3. Feature Engineering

Transforming raw data into informative features enhances model performance.

Feature engineering may include one-hot encoding categorical variables, extracting embeddings, or combining multiple raw features into meaningful representations.

Well-designed features provide the model with richer information and can significantly improve predictive accuracy, especially when training deep learning models on tabular or structured data.

4. Data Augmentation

Augmentation artificially increases dataset size by applying transformations to existing samples.

For images, this may include rotations, flips, color jittering, and random cropping.

In text data, augmentations can involve synonym replacement, paraphrasing, or back translation.

Augmentation helps models generalize better to unseen data, prevents overfitting, and allows for more robust feature learning. It is particularly critical when datasets are small or expensive to collect.

5. Pipeline Structuring and Automation

Designing an efficient data pipeline ensures reproducibility, reduces manual errors, and allows for seamless scaling.
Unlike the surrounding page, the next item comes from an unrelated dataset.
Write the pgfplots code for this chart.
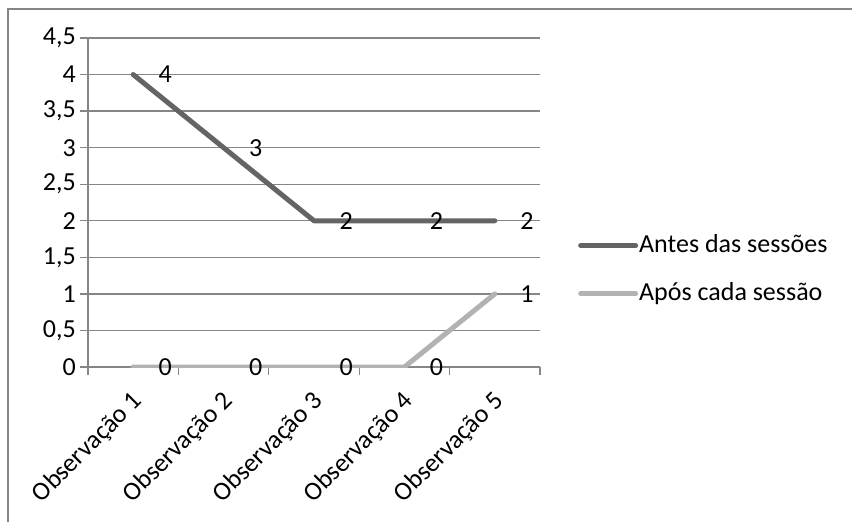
\documentclass[border=0pt]{standalone}
\usepackage{pgfplots}
\pgfplotsset{compat=1.18}
\usepackage{fontspec}
\setmainfont{Carlito}

\definecolor{antes}{RGB}{100,100,100}
\definecolor{apos}{RGB}{178,178,178}
\definecolor{gridc}{RGB}{134,134,134}

\begin{document}
\fontsize{26}{30}\selectfont
\begin{tikzpicture}[x=1pt,y=1pt]
\path[use as bounding box] (0,0) rectangle (852,-522);
\clip (0,0) rectangle (852,-522);
% chart area frame
\draw[gridc, line width=1.5pt] (8,-800) -- (8,-9) -- (1200,-9);
\begin{axis}[
  at={(88pt,-367pt)}, anchor=south west,
  scale only axis, width=452pt, height=329pt,
  xmin=0, xmax=5, ymin=0, ymax=4.5,
  axis x line*=bottom, axis y line*=left,
  axis line style={gridc, line width=1.3pt},
  ytick={0,0.5,1,1.5,2,2.5,3,3.5,4,4.5},
  ymajorgrids, grid style={gridc, line width=1.3pt},
  tick style={gridc, line width=1.3pt},
  tick align=outside, major tick length=8pt,
  /pgf/number format/use comma,
  /pgf/number format/assume math mode=true,
  yticklabel style={anchor=east, xshift=-4pt, inner sep=0pt},
  xtick={0,1,2,3,4,5}, xticklabels={},
  extra x ticks={0.5,1.5,2.5,3.5,4.5},
  extra x tick labels={Observação 1,Observação 2,Observação 3,Observação 4,Observação 5},
  extra x tick style={major tick length=0pt,
    tick label style={xshift=-3pt, yshift=-22pt, rotate=45, anchor=north east, inner sep=0pt}},
  nodes near coords,
  nodes near coords style={anchor=west, xshift=23pt, inner sep=0pt, text=black},
  point meta=explicit symbolic,
  legend image code/.code={\draw[#1] (0pt,0pt) -- (55pt,0pt);},
  legend style={at={(1.084,0.296)}, anchor=west, draw=none, fill=none,
    inner sep=0pt, row sep=24pt, nodes={inner sep=1pt, text=black},
    /tikz/every even column/.append style={column sep=0pt}},
  legend cell align=left,
]
\addplot[antes, line width=5pt, line cap=round, line join=round]
  coordinates {(0.5,4)[4] (1.5,3)[3] (2.5,2)[2] (3.5,2)[2] (4.5,2)[2]};
\addlegendentry{Antes das sessões}
\addplot[apos, line width=5pt, line cap=round, line join=round]
  coordinates {(0.5,0)[0] (1.5,0)[0] (2.5,0)[0] (3.5,0)[0] (4.5,1)[1]};
\addlegendentry{Após cada sessão}
\end{axis}
\end{tikzpicture}
\end{document}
A typical pipeline includes steps like data ingestion, preprocessing, augmentation, batching, and feeding into the model.

Automation frameworks such as TensorFlow Dataset API or PyTorch DataLoader help manage large datasets efficiently.

A structured pipeline also simplifies experiment tracking, making it easier to compare different preprocessing or augmentation strategies.

6. Data Splitting and Cross-Validation

Proper splitting of data into training, validation, and test sets prevents information leakage and ensures that model evaluation is unbiased.

Cross-validation techniques allow the model to be tested across multiple subsets, providing more reliable estimates of generalization performance.

This is crucial for avoiding overfitting and ensuring that deployed models perform well on unseen real-world data.

7. Scalability and Reproducibility

Large-scale datasets require scalable pipelines capable of handling millions of samples efficiently.

Tools like Apache Airflow, Kubeflow, and cloud-based storage systems facilitate distributed data processing and pipeline orchestration.

Reproducibility ensures that experiments can be repeated consistently, which is essential for deployment and regulatory compliance in critical applications like healthcare or finance.